DannyGuy;n10539092 said:
Spies
I really like Spies in the game. I don't know if I'd like the game (coming from the Witcher 3 Gwent) if spies weren't a thing. I think they should be kept simple. Maybe spies could be like Leader cards - always available no matter what deck you're playing. That way, both players would be on even terms, but it might make spies less interesting.

Personnally, I don't think spies are such a big problem, but this is the best solution I've read, by far. It's simple and efficient.
 
Flying_Donkey;n10541112 said:
Personnally, I don't think spies are such a big problem, but this is the best solution I've read, by far. It's simple and efficient.
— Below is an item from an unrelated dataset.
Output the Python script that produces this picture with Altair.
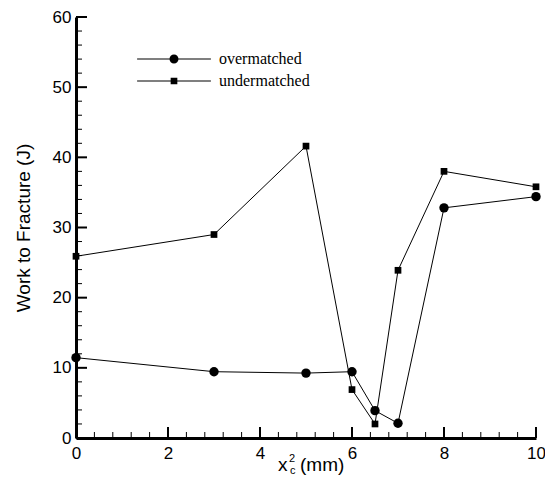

I think that is definitely something they should try, but I'm afraid it will end up being exactly the same as removing them from the game. Spies only have any effect on the game if you play one and your opponent doesn't or vice-versa. (Or if you have a special way of gaining points when playing your spy, like Brouver, Hym and Skjall, or Cantarella + that card that steal power from revealed units.)

Making everyone have them as a leader would mean people would just play the spy, the opponent responds 9 times out of 10 with their own, and nothing really happened.
 
Agreed, but I wouldn't mind. Right now it comes off as "who got lucky enough to draw his spy while being (lucky) second". Not fun, not smart.

I think overall the issue here is more the coinflip than the spy itself. The coinflip is a huge problem and the spy "only" makes it worse.

Idk where the other players stands, but I don't think I'm a special case or anything and my winrate (~103 games) is around 58% being first... and around 80% being second.

I think a temporary solution to the coinflip problem should be reducing variance : a guy on reddit posted a picture of his gwentup record with something like 12 coinflip lost... it's possible but it's like 0.02% chance!

Reducing variance should be tecnically very easy to do it :
1. If you started first during you last game, you'll start second.
2. If the opponent also started first, go random.
3. Next game, go back to step 1.

 
Flying_Donkey;n10543272 said:
I think a temporary solution to the coinflip problem should be reducing variance : a guy on reddit posted a picture of his gwentup record with something like 12 coinflip lost... it's possible but it's like 0.02% chance!
TrompeLaMort (and me) already have working solutions to a major coin-flip issue. There's no need to change its variance.
 
Flying_Donkey;n10543272 said:
Agreed, but I wouldn't mind. Right now it comes off as "who got lucky enough to draw his spy while being (lucky) second". Not fun, not smart.

I think overall the issue here is more the coinflip than the spy itself. The coinflip is a huge problem and the spy "only" makes it worse.

That is why I proposed to change spies so they only give CA if you stay ahead when playing them. I feel it might make the card a little bit more complicated and hard to understand, which is a disadvantage, but the advantages of this design largely outweigh the negative. And they are:

1. You don't have to worry about spies being played, unless you are 13+ points behind.
2. There is no feels bad or "luck of drawing spy" factor, which you state as the worst problem of spies, as by definition a spy is unanswerable. If I play a spy for CA, that means I am ahead, and your spy won't give you CA back.
3. You can still punish low tempo, transforming that in CA, but only that.
4. Spies wouldn't be (almost) must have like now. In fact, only decks with high tempo would have any use for them.
5. Spies would make high tempo strategies viable, in a game state where they can't abuse coin-flip anymore. (Because of yield.)